La scuola nell’ultimo decennio ha subito diverse modifiche organizzative e di contenuto, ultima in ordine di tempo la Legge 107 del 2015. Queste riforme hanno impegnato le organizzazioni sindacali a studiare e seguire le diverse novità, spesso negative e confuse, nonché di difficile applicazione. Lo Snals non solo si è impegnato in tutte le sedi e ai tavoli negoziali per modificare gli aspetti più controversi delle riforme ma anche a evidenziare i numerosi aspetti che non sono stati considerati, soprattutto rispetto alle politiche del personale, dove sono mancate partecipazione e progettazione di lungo periodo. Anche le prospettive di diminuzione della popolazione scolastica sono finite in secondo piano, ma certo lo Snals non le ha trascurate, anzi segue questo fenomeno con non poca preoccupazione.

Lasciando da parte l’ovvia proposta di diminuire il numero di alunni per classe, come andrebbe affrontata la questione secondo voi?

Penso si debba partire proprio dal dato relativo all’anzianità anagrafica del personale. Si deve agire sulla leva dei pensionamenti anticipati per i docenti, riconoscendo il “lavoro gravoso”, come è stato fatto per la scuola dell’infanzia, ma spostando la soglia d’età dai 63 ai 60 anni.  Lo stato di forte disagio della categoria è testimoniato da un po’ di tempo anche dai sempre più frequenti e gravi atti di bullismo contro gli insegnanti.
Per migliorare la qualità dell’insegnamento e dell’offerta formativa si potrebbe anche introdurre in modo sistematico il lavoro in équipe, sulla falsa riga della legge 148 del ‘90 che, a suo tempo, diede buoni risultati con il cosiddetto sistema dei moduli nella scuola primaria.
Questa modalità organizzativa potrebbe essere estesa a tutti gli ordini di scuola e sarebbe molto più produttiva di un confuso organico di potenziamento che si è rivelato poco utile per la mancanza di un’adeguata programmazione e che, tra l’altro, è stato spesso utilizzato impropriamente per la sostituzione dei docenti assenti.
Questa misura e i pensionamenti anticipati consentirebbero uno svecchiamento dell’organico e una migliore qualità della scuola supportata da personale preparato al lavoro in équipe.
Anche l’ipotesi di utilizzare i docenti oltre i 60 anni in altri compiti utili all’insegnamento potrebbe rivelarsi utile al miglioramento dell’offerta formativa grazie all’esperienza da loro maturata.

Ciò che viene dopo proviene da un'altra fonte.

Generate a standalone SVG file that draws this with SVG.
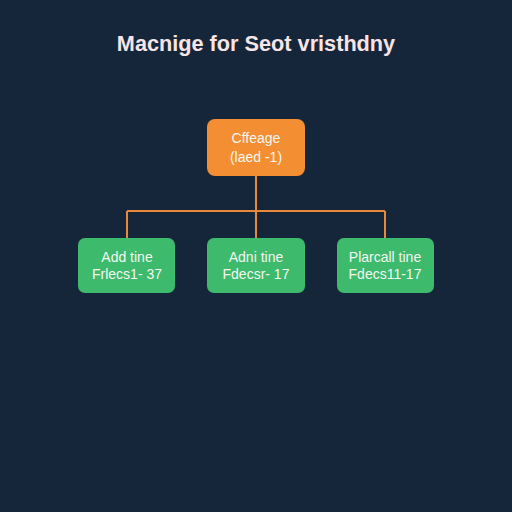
<svg xmlns="http://www.w3.org/2000/svg" width="512" height="512" viewBox="0 0 512 512">
<style>
.t{font-family:"Liberation Sans",Arial,sans-serif;text-anchor:middle}
.title{font-size:21.7px;font-weight:bold;fill:#f6e4e6}
.lbl{font-size:14px;fill:#f3f7f2}
.org{fill:#f38f32}
.grn{fill:#3dba6c}
.conn{stroke:#e8893a;stroke-width:2;fill:none}
</style>
<rect width="512" height="512" fill="#16263a"/>
<text class="t title" x="256" y="51">Macnige for Seot vristhdny</text>
<g id="connectors">
<path class="conn" d="M256 176V211M127 211H385M127 211V238M256 211V238M385 211V238"/>
</g>
<g id="root">
<rect class="org" x="207" y="119" width="98" height="57" rx="8"/>
<text class="t lbl" x="256" y="143">Cffeage</text>
<text class="t lbl" x="256" y="162">(laed -1)</text>
</g>
<g id="n1">
<rect class="grn" x="78" y="238" width="97" height="55" rx="7"/>
<text class="t lbl" x="127" y="262">Add tine</text>
<text class="t lbl" x="127" y="279">Frlecs1- 37</text>
</g>
<g id="n2">
<rect class="grn" x="207" y="238" width="98" height="55" rx="7"/>
<text class="t lbl" x="256" y="262">Adni tine</text>
<text class="t lbl" x="256" y="279">Fdecsr- 17</text>
</g>
<g id="n3">
<rect class="grn" x="337" y="238" width="97" height="55" rx="7"/>
<text class="t lbl" x="385" y="262">Plarcall tine</text>
<text class="t lbl" x="385" y="279">Fdecs11-17</text>
</g>
</svg>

Con il vistoso calo demografico che si preannuncia nei prossimi anni, ha ancora senso chiedere un incremento generalizzato degli organici?

Avrebbe senso se l’incremento non fosse a pioggia e non si configurasse come un semplice ammortizzatore sociale, ma fosse mirato al miglioramento dell’offerta formativa, attraverso modelli organizzativi che rendano più facile il lavoro in équipe e con un maggiore controllo sugli obiettivi da raggiungere. L’attuale sistema di valutazione dell’Invalsi andrebbe rivisto e reso più aderente alla realtà e soprattutto gli esiti delle rilevazioni dovrebbero essere utilizzati dai governi per stanziare risorse adeguate, finalizzate a intervenire sulle criticità riscontrate dalle indagini. Non è certo un caso se non si riesce a porre un argine al fenomeno della dispersione scolastica.